Yesterday, I wept goodbye to my 92 year old mom in Joburg. She is so close to the veil. As her sight and her hearing have started separating her from this world, her insights become more penetrating. Her softness palpable, and her wisdom indescribably present. It feels as if my ancestors bless the journey I’m embarking on with their future - my beloved sons. Time folds in on itself, and my mother connects my father and his grandsons in one move.

My traveling companions

My first-born roars his joy as he sweeps me off my feet in the arrivals hall. It feels normal here to be effusive. Overwhelmed by tears, we embrace - Skype, whatsapp and FaceTime can do so much. But only that much. Touch is just different. My second born floats into our picture and joins the fray. He has just arrived from Europe. It’s been too long that we have been apart. And now we aren’t.

He has made us a base in this city. From here, our adventures. We arrive, bags and all. Wine, food, laughter and we have suddenly never been separated. There is no exhaustion, no time difference. It all melts away. We crow our gratitude and my heart feels whole. Who are these humans that were born of me? What is this on which they so clearly lead? Like arrows, sure and pure, all I need to do now is as ever - have faith. No rationality, no logic. Just faith. Even when, as Rumi says, ‘if all you can do is crawl, start crawling’. The first hand venturing out is not a sure, elegant reach. It’s more like a chameleon’s tentative gesture, or even a seemingly catatonic plea. Sometimes accompanied by a howl of right, royal rage. But whatever it is, it’s an act of faith.

I sleep little. So much energy. I walk with my first-born to his co-working space. We stop for Peruvian coffee along the way and there suddenly seems something very strange happening. I can’t quite put my finger on it. And then it dawns. He is speaking Spanish! Oh my word. A whole new world he is in, to which I have no access except marvel. As we walk, his first conversation is about giving. The refugee centre to which he is now paying attention has us captivated by stories of xenophobic deaths, a 17 year old boy making his way on foot across half the African continent, family separation, people wanting to set up tiny businesses, no identity, no papers. The stories of refugees, immigrants and lives so wrought with separation, violence and trauma that we have no idea how their struggle for life continues. And one man providing a home for all this. How to help, wonders my first born. As usual, he has a strategy. He has turned the mentality of financial scarcity into which he was born, into one of vast abundance. And, as he does this, he helps others more and more. The family separation stories bring us both tears.

The city leadership had at some stage some nouse - the shopping mall is built in a sort of subterranean way, so that the usual eyesore does not blinker the view of the ocean.
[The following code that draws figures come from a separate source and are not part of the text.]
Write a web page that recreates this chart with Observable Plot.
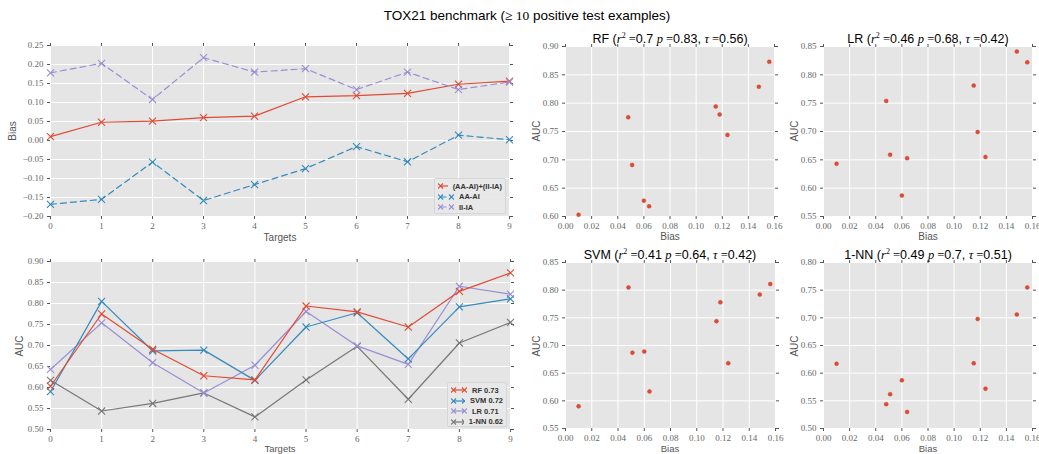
<!DOCTYPE html>
<html><head><meta charset="utf-8">
<script src="https://cdn.jsdelivr.net/npm/d3@7"></script>
<script src="https://cdn.jsdelivr.net/npm/@observablehq/plot@0.6"></script>
<style>
html,body{margin:0;padding:0;background:#fff}
#root{position:relative;width:1039px;height:454px;overflow:hidden;font-family:"Liberation Sans",Arial,sans-serif}
.panel{position:absolute}
.panel svg{overflow:visible;display:block}
.lbl{position:absolute;font-size:10px;line-height:1;color:#555;white-space:nowrap;transform:translate(-50%,-50%)}
.ttl{position:absolute;font-size:12.5px;color:#000;white-space:nowrap;transform:translate(-50%,-50%)}
.m{font-family:"Liberation Serif","DejaVu Serif",serif}
.legend{position:absolute;background:rgba(232,232,232,0.9);border:1px solid #d6d6d6;border-radius:2px;box-sizing:border-box;padding:2px 3px}
.legend .row{display:flex;align-items:center;height:10.5px;font-size:7.5px;font-weight:bold;color:#333;white-space:nowrap}
.legend svg{margin-right:5px}
</style></head>
<body><div id="root"></div>
<script>
// ---------------- data ----------------
const targets = [0, 1, 2, 3, 4, 5, 6, 7, 8, 9];
const bias  = [0.010, 0.048, 0.051, 0.060, 0.064, 0.115, 0.118, 0.124, 0.148, 0.156];
const aaAi  = [-0.168, -0.155, -0.057, -0.158, -0.116, -0.074, -0.016, -0.056, 0.014, 0.002];
const iiIa  = [0.178, 0.203, 0.108, 0.218, 0.180, 0.189, 0.134, 0.180, 0.134, 0.154];
const aucRF  = [0.603, 0.775, 0.691, 0.628, 0.618, 0.794, 0.780, 0.744, 0.829, 0.873];
const aucSVM = [0.590, 0.805, 0.687, 0.689, 0.617, 0.744, 0.778, 0.668, 0.792, 0.811];
const aucLR  = [0.643, 0.754, 0.659, 0.587, 0.653, 0.781, 0.699, 0.655, 0.841, 0.822];
const aucNN  = [0.617, 0.544, 0.562, 0.587, 0.530, 0.618, 0.698, 0.572, 0.706, 0.755];

const biasSeriesNames = ["(AA-AI)+(II-IA)", "AA-AI", "II-IA"];
const methodNames = ["RF", "SVM", "LR", "1-NN"];
const methodMeanAUC = ["0.73", "0.72", "0.71", "0.62"];
const statR2  = {RF: "0.7",  LR: "0.46", SVM: "0.41", "1-NN": "0.49"};
const statP   = {RF: "0.83", LR: "0.68", SVM: "0.64", "1-NN": "0.7"};
const statTau = {RF: "0.56", LR: "0.42", SVM: "0.42", "1-NN": "0.51"};

const targetTicks = [0, 1, 2, 3, 4, 5, 6, 7, 8, 9];
const biasTicks = [-0.20, -0.15, -0.10, -0.05, 0.00, 0.05, 0.10, 0.15, 0.20, 0.25];
const aucTicksLine = [0.50, 0.55, 0.60, 0.65, 0.70, 0.75, 0.80, 0.85, 0.90];
const scatterXTicks = [0.00, 0.02, 0.04, 0.06, 0.08, 0.10, 0.12, 0.14, 0.16];
const aucTicksRF  = [0.60, 0.65, 0.70, 0.75, 0.80, 0.85, 0.90];
const aucTicksLR  = [0.55, 0.60, 0.65, 0.70, 0.75, 0.80, 0.85];
const aucTicksSVM = [0.55, 0.60, 0.65, 0.70, 0.75, 0.80, 0.85];
const aucTicksNN  = [0.50, 0.55, 0.60, 0.65, 0.70, 0.75, 0.80];

const RED = "#E24A33", BLUE = "#348ABD", PURPLE = "#988ED5", GRAY = "#777777";

// ---------------- helpers ----------------
const root = document.getElementById("root");
const f2 = d3.format(".2f");

function place(el, left, top) {
  el.style.left = left + "px"; el.style.top = top + "px"; root.appendChild(el);
}
function label(text, x, y, rotate, size) {
  const d = document.createElement("div");
  d.className = "lbl"; d.textContent = text;
  if (size) d.style.fontSize = size + "px";
  if (rotate) d.style.transform = "translate(-50%,-50%) rotate(-90deg)";
  place(d, x, y);
}
function frameMarks(xTicks, yTicks, xFmt, yFmt) {
  const ax = {tickSize: 3, tickPadding: 3, label: null, stroke: "#555", fill: "#666"};
  return [
    Plot.frame({fill: "#E5E5E5", stroke: "none"}),
    Plot.gridX(xTicks, {stroke: "#fff", strokeOpacity: 1, strokeWidth: 1}),
    Plot.gridY(yTicks, {stroke: "#fff", strokeOpacity: 1, strokeWidth: 1}),
    Plot.axisX(xTicks, {...ax, anchor: "bottom", tickFormat: xFmt}),
    Plot.axisX(xTicks, {...ax, anchor: "top", tickFormat: () => ""}),
    Plot.axisY(yTicks, {...ax, anchor: "left", tickPadding: 4, tickFormat: yFmt}),
    Plot.axisY(yTicks, {...ax, anchor: "right", tickFormat: () => ""})
  ];
}
function panel(box, xDomain, yDomain, xTicks, yTicks, xFmt, yFmt, marks) {
  const svg = Plot.plot({
    width: box.w, height: box.h,
    marginLeft: box.ml, marginRight: box.mr, marginTop: box.mt, marginBottom: box.mb,
    style: {background: "transparent", fontFamily: "'Liberation Serif', serif", fontSize: "9px", color: "#555", overflow: "visible"},
    x: {domain: xDomain},
    y: {domain: yDomain},
    marks: [...frameMarks(xTicks, yTicks, xFmt, yFmt), ...marks]
  });
  const d = document.createElement("div");
  d.className = "panel"; d.appendChild(svg);
  place(d, box.x, box.y);
}
function legend(items, left, top, width, height) {
  const L = document.createElement("div");
  L.className = "legend"; L.style.width = width + "px"; L.style.height = height + "px";
  items.forEach(it => {
    const row = document.createElement("div"); row.className = "row";
    const s = d3.create("svg").attr("width", 16).attr("height", 8);
    s.append("line").attr("x1", 2.5).attr("x2", 13.5).attr("y1", 4).attr("y2", 4)
      .attr("stroke", it.color).attr("stroke-width", 1.2).attr("stroke-dasharray", it.dash || null);
    [2.5, 13.5].forEach(cx => s.append("path")
      .attr("d", `M${cx-2.5},1.5L${cx+2.5},6.5M${cx-2.5},6.5L${cx+2.5},1.5`)
      .attr("stroke", it.color).attr("stroke-width", 1.1).attr("fill", "none"));
    row.appendChild(s.node());
    const t = document.createElement("span"); t.textContent = it.name; row.appendChild(t);
    L.appendChild(row);
  });
  place(L, left, top);
}

// ---------------- main title ----------------
{
  const t = document.createElement("div");
  t.className = "ttl"; t.style.fontSize = "13.5px";
  t.innerHTML = 'TOX21 benchmark (<span class="m">&ge; 10</span> positive test examples)';
  place(t, 527, 16);
}

// ---------------- top-left: bias lines ----------------
const biasRows = targets.flatMap((t, i) => [
  {target: t, value: bias[i], series: biasSeriesNames[0]},
  {target: t, value: aaAi[i], series: biasSeriesNames[1]},
  {target: t, value: iiIa[i], series: biasSeriesNames[2]}
]);
const biasStyle = {
  [biasSeriesNames[0]]: {color: RED, dash: null},
  [biasSeriesNames[1]]: {color: BLUE, dash: "6,4"},
  [biasSeriesNames[2]]: {color: PURPLE, dash: "6,4"}
};
const biasMarks = biasSeriesNames.flatMap(name => {
  const rows = biasRows.filter(r => r.series === name);
  const st = biasStyle[name];
  return [
    Plot.line(rows, {x: "target", y: "value", stroke: st.color, strokeWidth: 1.2, strokeDasharray: st.dash}),
    Plot.dot(rows, {x: "target", y: "value", symbol: "times", r: 3.3, stroke: st.color, strokeWidth: 1.1})
  ];
});
panel({x: 0, y: 30, w: 525, h: 220, ml: 50, mr: 16, mt: 15, mb: 34},
  [0, 9], [-0.20, 0.25], targetTicks, biasTicks, d3.format("d"), f2, biasMarks);
label("Bias", 13, 131, true);
label("Targets", 280, 238);
legend(biasSeriesNames.map(n => ({name: n, color: biasStyle[n].color, dash: biasStyle[n].dash})), 434, 178, 72, 36);

// ---------------- bottom-left: AUC lines ----------------
const aucByMethod = {RF: aucRF, SVM: aucSVM, LR: aucLR, "1-NN": aucNN};
const methodColor = {RF: RED, SVM: BLUE, LR: PURPLE, "1-NN": GRAY};
const aucRows = methodNames.flatMap(m => targets.map((t, i) => ({target: t, auc: aucByMethod[m][i], method: m})));
const aucMarks = methodNames.slice().reverse().flatMap(m => {
  const rows = aucRows.filter(r => r.method === m);
  return [
    Plot.line(rows, {x: "target", y: "auc", stroke: methodColor[m], strokeWidth: 1.2}),
    Plot.dot(rows, {x: "target", y: "auc", symbol: "times", r: 3.3, stroke: methodColor[m], strokeWidth: 1.1})
  ];
});
panel({x: 0, y: 250, w: 525, h: 204, ml: 50, mr: 15, mt: 11, mb: 25},
  [0, 9], [0.50, 0.90], targetTicks, aucTicksLine, d3.format("d"), f2, aucMarks);
label("AUC", 20, 346, true);
label("Targets", 280, 448.5, false, 9.5);
legend(methodNames.map((m, i) => ({name: m + " " + methodMeanAUC[i], color: methodColor[m]})), 447, 382, 60, 45);

// ---------------- scatter panels ----------------
const scatterSpecs = [
  {method: "RF",   yDomain: [0.60, 0.90], yTicks: aucTicksRF,  box: {x: 530, y: 40,  w: 255, h: 200, ml: 35, mr: 11, mt: 6,  mb: 24}, title: [670, 39],  ylab: [537, 131], xlab: [670, 237]},
  {method: "LR",   yDomain: [0.55, 0.85], yTicks: aucTicksLR,  box: {x: 788, y: 40,  w: 251, h: 200, ml: 35, mr: 7,  mt: 6,  mb: 24}, title: [928, 39],  ylab: [795, 131], xlab: [928, 237]},
  {method: "SVM",  yDomain: [0.55, 0.85], yTicks: aucTicksSVM, box: {x: 530, y: 250, w: 255, h: 205, ml: 35, mr: 10, mt: 12, mb: 27}, title: [670, 255], ylab: [537, 346], xlab: [670, 448.5]},
  {method: "1-NN", yDomain: [0.50, 0.80], yTicks: aucTicksNN,  box: {x: 788, y: 250, w: 251, h: 205, ml: 35, mr: 7,  mt: 12, mb: 27}, title: [928, 255], ylab: [795, 346], xlab: [928, 448.5]}
];
scatterSpecs.forEach(s => {
  const rows = targets.map((t, i) => ({bias: bias[i], auc: aucByMethod[s.method][i]}));
  panel(s.box, [0, 0.16], s.yDomain, scatterXTicks, s.yTicks, f2, f2, [
    Plot.dot(rows, {x: "bias", y: "auc", r: 2, fill: RED, stroke: "#c43a25", strokeWidth: 0.4})
  ]);
  const t = document.createElement("div");
  t.className = "ttl";
  t.innerHTML = `${s.method} (<span class="m"><i>r</i><sup style="font-size:8px">2</sup> =</span>${statR2[s.method]} <span class="m"><i>p</i> =</span>${statP[s.method]}, <span class="m"><i>&tau;</i> =</span>${statTau[s.method]})`;
  place(t, s.title[0], s.title[1]);
  label("AUC", s.ylab[0], s.ylab[1], true);
  label("Bias", s.xlab[0], s.xlab[1], false, s.method === "SVM" || s.method === "1-NN" ? 9.5 : null);
});
</script>
</body></html>
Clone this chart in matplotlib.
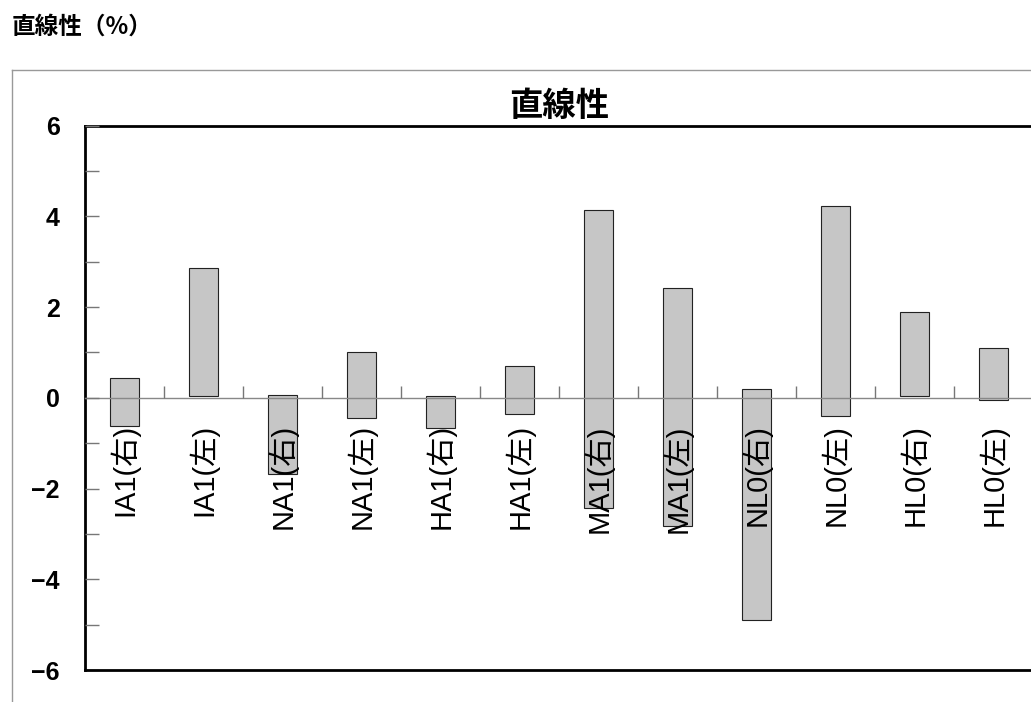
import matplotlib.pyplot as plt
from matplotlib.lines import Line2D
import numpy as np

plt.rcParams['font.family'] = ['Liberation Sans', 'Noto Sans CJK JP', 'DejaVu Sans']

labels = ["IA1(右)", "IA1(左)", "NA1(右)", "NA1(左)", "HA1(右)", "HA1(左)",
          "MA1(右)", "MA1(左)", "NL0(右)", "NL0(左)", "HL0(右)", "HL0(左)"]
low = [-0.62, 0.04, -1.68, -0.44, -0.66, -0.36, -2.43, -2.82, -4.90, -0.40, 0.04, -0.05]
high = [0.43, 2.86, 0.07, 1.00, 0.03, 0.70, 4.14, 2.42, 0.20, 4.22, 1.89, 1.09]

fig = plt.figure(figsize=(10.31, 7.02), dpi=100)
ax = fig.add_axes([85/1031, 32/702, 948/1031, 544.3/702])

x = np.arange(len(labels))
low = np.array(low)
high = np.array(high)
ax.bar(x, high - low, bottom=low, width=0.37, color="#c6c6c6",
       edgecolor="#222222", linewidth=0.8, zorder=1)

ax.set_xlim(-0.5, len(labels) - 0.5)
ax.set_ylim(-6, 6)
ax.set_yticks(np.arange(-6, 7, 2))
ax.set_yticklabels(["\u22126", "\u22124", "\u22122", "0", "2", "4", "6"],
                   fontsize=18, fontweight="bold")
ax.set_yticks(np.arange(-5, 6, 2), minor=True)
ax.tick_params(axis="y", which="both", direction="in", length=10, width=1,
               color="#777777", pad=18)

# category axis sits on the zero line
ax.spines["bottom"].set_position(("data", 0))
ax.spines["bottom"].set_color("#888888")
ax.spines["bottom"].set_linewidth(1)
ax.set_xticks(x)
ax.set_xticklabels(labels, rotation=90, fontsize=21, va="top")
ax.set_xticks(np.arange(0.5, len(labels) - 0.5, 1), minor=True)
ax.tick_params(axis="x", which="major", length=0, pad=19)
ax.tick_params(axis="x", which="minor", direction="in", length=9, width=1,
               color="#777777")
ax.set_axisbelow(False)

ax.spines["right"].set_visible(False)
for s in ("left", "top"):
    ax.spines[s].set_linewidth(2)
    ax.spines[s].set_color("black")
ax.plot([0, 1], [0, 0], transform=ax.transAxes, color="black", lw=2,
        clip_on=False, zorder=3)

ax.set_title("直線性", fontsize=24, fontweight="bold",
             family=["Noto Sans CJK JP"], pad=7)

# outer chart-area frame
fig.add_artist(Line2D([12/1031, 12/1031], [0, 1 - 70/702], color="#999999", lw=1))
fig.add_artist(Line2D([12/1031, 1], [1 - 70/702, 1 - 70/702], color="#999999", lw=1))

fig.text(12/1031, 1 - 27/702, "直線性（%）", fontsize=17, fontweight="bold",
         family=["Noto Sans CJK JP"], va="center", ha="left")

fig.savefig("out.png", dpi=100)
I love the co-working space. It’s funky, industrial-feel, half of it outside. Unpretentious. Fast wifi. Tiny coffee shop with food made daily. Fresh fruit. Plants growing up a slightly dilapidated wall. The roof is part open. If it rains, you have to move your Skype call somewhere else. This part of the city has a slightly old world feeling. As if magicality is just behind where the eye cannot see. The trees are quiet, and the park a place where the dogs have pink and red boleros. I get the feeling that things do work here. With a twist. As if the Andes, the ocean, the Amazon, the climate all have their slightly mocking way with the city. Things are not what they seem.

I am the mule for the trekking gear - all the way from our other treks. Nepal, Rara Lake, insane beauty of the Himalayas, Uganda, Ruwenzori, the mountains of the moon, Italy, lighthouse to lighthouse on the tip of the African continent … what does Huaraz and the trek from there have waiting in store. No matter - for now, I am a mother of men. About to do the shopping for the cooking I so love doing.